Traverse is a new kind of insurance that follows the life you lead. Wherever you go. Whatever happens. Powered by Travelers, a 100-year-old insurance brand, Traverse is designed to help you bounce back asap from accidental phone drops, unplanned vacation mishaps, and things that directly affect you - like identity fraud and lawsuits.
Millennials don't get insurance. They don't know why they need it. They don't think about it.
It’s was crucial to communicate to the viewer what Traverse can do for them quickly and succinctly, and to do so with thumb-stopping visual content.
At its very core, Traverse allows you to not worry about mishaps for we’ll give you the money to replace or make up for them. From breaking or losing your belongings to unpleasant aspects of a trip, Traverse allows you to carry on - enjoy your day, your week, your life knowing that no matter what life throws at you, you’re covered.

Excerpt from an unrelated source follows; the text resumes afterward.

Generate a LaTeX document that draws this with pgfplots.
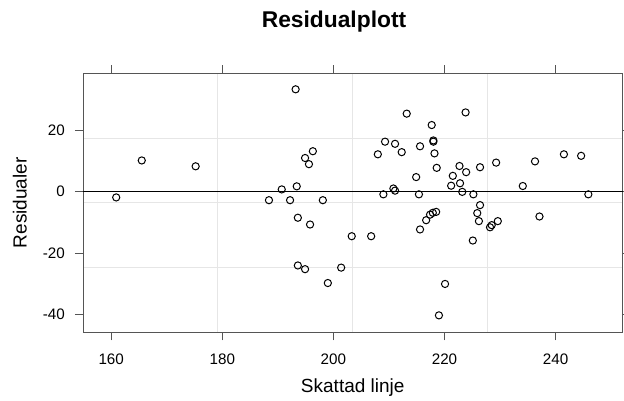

You: “Could’ve sworn I put my headphones… somewhere.. around here... ”
Random kid on the A train: “Sweet! Headphones!”
“Romantic chateau”? More like shack-teau. Don’t let misleading vacation rental descriptions ruin the mood - we’ll cover a hotel instead.
Welp. No thanks to life, your ring is loooong gone down the drain. But we’re still around to help you #carryon.
Yeah you locked your bike in a sketchy spot and it got stolen. But you got Traverse to cover it. So in reality, nicely done. 👊
#TFW you find your vacation rental’s washing machine turned into an indoor slip & slide... 😫 No worries, we’ll help you brush it off & enjoy the rest of your vaca.
Gotta love life. First, bike gets stolen. Then everyone looks at you like some crazy lady as you run after it. Cool. 🙄
With plans starting at $8, head to that music festival, that trip abroad, that warehouse party, knowing your things are covered. Sign up today! #carryon #Traverse
When the vacation rental calls it “luxurious”, but life gives you lame… An emergency hotel stay it is. We got you.
It’s all fun and games until your phone falls in the toilet. But no worries, we got you. Well, with coverage. Fishing it out is still your job.
When life hands you a friend who thinks tipping the golf cart over is funny, we hand you coverage for the clubs that break in the process.
Do you have time to get tied down? Didn’t think so. That’s why we’re subscription-based. So like, Traverse and chill.
Noooooo! Right when you’re in the middle of writing a strongly-worded brunch review.
The only time a vacation rental should have an “animal infestation” is if you rented a pet store. If this happens to you, head - no, RUN - to a hotel instead. We’ll cover it.
Looks like Sparky got a little hungry… for designer. Bad Sparky! But good for you - with your Traverse plan, it’ll be like it never even happened.. #carryon #Traverse
Sign up, get covered, make a claim - all online or on your phone. Boom.
“Smash hit? More like smashed drum! Ba dum chhh.”- Life ...😑
What your brain looks like when your flight home gets canceled AGAIN. Say ✌to an airport all-nighter, and 👋 to a hotel on us.
“Janky airport seats make the comfiest bed!” - said no one ever. Flight home got canceled? We’ll cover a hotel instead.
You might have 99 problems but a deductible ain’t one. 🙌
Life, man. Set your camera down for one second to grab another piña colada, and boom, stolen.